The U.S. supplement industry has annual revenue of $25 billion, according to the Nutrition Business Journal. Grocery shelves have foods with added calcium, Omega-3 fatty acids and vitamins that promise you health. Some people take so many supplements that they are too nauseated to eat. The vast majority of us only need good food, not supplements. Buyers beware!
There is a lot we don't know about how food nourishes us. A nutrient may be good for us, but adding that nutrient to our diet is not the same as adding the whole food. An orange is more than just vitamin C! Eating an orange gives you fiber, protein, A and B vitamins and more. An apple is a whole food….an apple dessert in a package is not. Steel-cut oats with a little maple syrup are whole foods…..packaged instant maple flavored oatmeal is not.

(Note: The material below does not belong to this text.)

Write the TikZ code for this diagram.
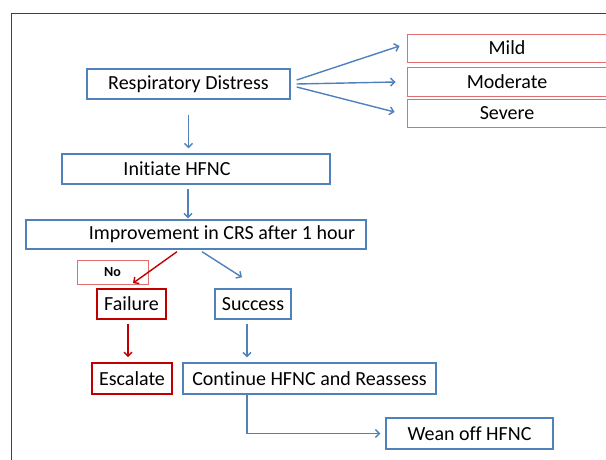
\documentclass[tikz,border=0pt]{standalone}
\usepackage{fontspec}
\setmainfont{Carlito}[Ligatures=NoCommon]
\usetikzlibrary{arrows.meta,calc}
\definecolor{boxblue}{RGB}{79,129,189}
\definecolor{sevpink}{RGB}{226,110,110}
\definecolor{failred}{RGB}{192,0,0}

\begin{document}
\begin{tikzpicture}[x=1pt,y=-1pt,
  bluebox/.style={draw=boxblue,line width=1.4pt,inner sep=0pt,font=\fontsize{20}{24}\selectfont},
  pinkbox/.style={draw=sevpink,line width=0.9pt,inner sep=0pt,font=\fontsize{20}{24}\selectfont},
  redbox/.style={draw=failred,line width=1.7pt,inner sep=0pt,font=\fontsize{20}{24}\selectfont},
  flow/.style={boxblue,line width=1.4pt,-{Straight Barb[length=4pt,width=8pt]}},
  redflow/.style={failred,line width=1.4pt,-{Straight Barb[length=4pt,width=8pt]}}]
\useasboundingbox (0,0) rectangle (606,460);
\clip (0,0) rectangle (606,460);
\fill[white] (0,0) rectangle (606,460);

% Frame
\draw[line width=1pt,black!75] (11,470) -- (11,14) -- (620,14);

% Boxes
\node[bluebox,minimum width=203pt,minimum height=30pt] (dist) at (188.5,84) {Respiratory Distress};
\node[pinkbox,minimum width=200pt,minimum height=28pt] (mild) at (507,48) {Mild};
\node[pinkbox,minimum width=200pt,minimum height=29pt] (mod) at (507,81.5) {Moderate};
\node[pinkbox,minimum width=200pt,minimum height=28pt] (sev) at (507,113) {Severe};
\node[bluebox,minimum width=268pt,minimum height=30pt] (init) at (196,169) {Initiate HFNC\hspace*{38pt}};
\node[bluebox,minimum width=340pt,minimum height=29pt] (impr) at (196,234.5) {\hspace*{52pt}Improvement in CRS after 1 hour};
\node[pinkbox,line width=0.6pt,minimum width=71pt,minimum height=24pt,font=\fontsize{14}{16}\selectfont\bfseries] (no) at (112.5,272) {No};
\node[redbox,minimum width=69pt,minimum height=30pt] (fail) at (131.5,304) {Failure};
\node[bluebox,minimum width=76pt,minimum height=30pt] (succ) at (253,304) {Success};
\node[redbox,minimum width=80pt,minimum height=31pt] (esc) at (132,378.5) {Escalate};
\node[bluebox,minimum width=253pt,minimum height=31pt] (cont) at (309.5,378.5) {Continue HFNC and Reassess};
\node[bluebox,minimum width=167pt,minimum height=31pt] (wean) at (469.5,433.5) {Wean off HFNC};

% Severity arrows
\draw[flow] ([shift={(6,-4)}]dist.east) -- ([shift={(-7,-2)}]mild.west);
\draw[flow] ([xshift=6pt]dist.east) -- ([shift={(-11,0.5)}]mod.west);
\draw[flow] ([shift={(6,3)}]dist.east) -- ([shift={(-12,-1)}]sev.west);

% Main flow
\draw[flow,shorten <=15pt,shorten >=5pt] (dist) -- (dist |- init.north);
\draw[flow,shorten <=4pt,shorten >=1pt] ([xshift=-8pt]init.south) -- ([xshift=-8pt]init.south |- impr.north);
\draw[redflow] ([shift={(-19,2)}]impr.south) -- ([shift={(1.5,-5)}]fail.north);
\draw[flow] ([shift={(6,2)}]impr.south) -- ([shift={(-11,-11)}]succ.north);
\draw[redflow,shorten <=4pt,shorten >=5pt] ([xshift=-3.5pt]fail.south) -- ([xshift=-3.5pt]fail.south |- esc.north);
\draw[flow,shorten <=4pt,shorten >=5pt] ([xshift=-6pt]succ.south) -- ([xshift=-6pt]succ.south |- cont.north);
\draw[flow,shorten >=5pt] ([xshift=-6pt]succ.south |- cont.south) |- (wean.west);
\end{tikzpicture}
\end{document}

Eating whole foods frees us from reading food labels and ensures that we are getting the full benefit of what we eat. The obesity epidemic and the high rates of chronic diseases including heart disease, diabetes and strokes are strongly linked to our "Standard American Diet" of highly processed food.
If you don't eat whole foods, you will have to read food labels and ignore all the "healthy" claims on the front of packages! I look at two things first: the serving size and the ingredient list.
Serving size: Processed foods often have serving sizes on the label that don't reflect the amount we actually eat. Did you know that there are 2 servings in a package of ramen noodles? Multiply those calorie, fat and sodium numbers by two unless you cut it in half. Small serving sizes also make it possible to put labels on food like "fat free" or "trans fat free." Even foods made of oil (like cooking spray) can be labeled "fat free" if the serving size is small enough. But nothing made of oil is really fat free, is it?
Ingredients list: This is the most important part of the label. It shows exactly what went into the product in descending order of weight (from most to least). No one wants to see fat or sugar listed as the first ingredient, so many foods have a variety of different sweeteners or fats in them. These ingredients are in small amounts, so they fall later in the ingredient list. Look for sweeteners including sucrose, dextrose, fructose, corn syrup, high fructose corn syrup, molasses and honey. Fats include butter, cream, any oil and lard. Anything hydrogenated or partially hydrogenated is a trans fat.
Any ingredient list that starts with "enriched flour" should be off your shopping list. They have removed the "good stuff" during processing, and then added some back by "enriching" it. My mother-in-law used to say "The whiter the bread, the sooner you're dead." Mothers are usually right!
Be a smart consumer. The claims of "all natural" are a case in point. Chicken "plumped" with salt and water may be labeled "all natural" because salt and water are natural ingredients. They are not naturally part of chicken, and increase the sodium in a four ounce piece of chicken from 45-60 mg to 220-400mg. Now you are paying chicken prices for salt and water.
If you have a healthy whole food diet, including fruits, vegetables, whole grains, lean protein and the right kind of fats, you will have the necessary vitamins and nutrients to be healthy. Most people only need to add a multivitamin. You don't need to spend your money on processed foods with the latest additives or on bottles of pills!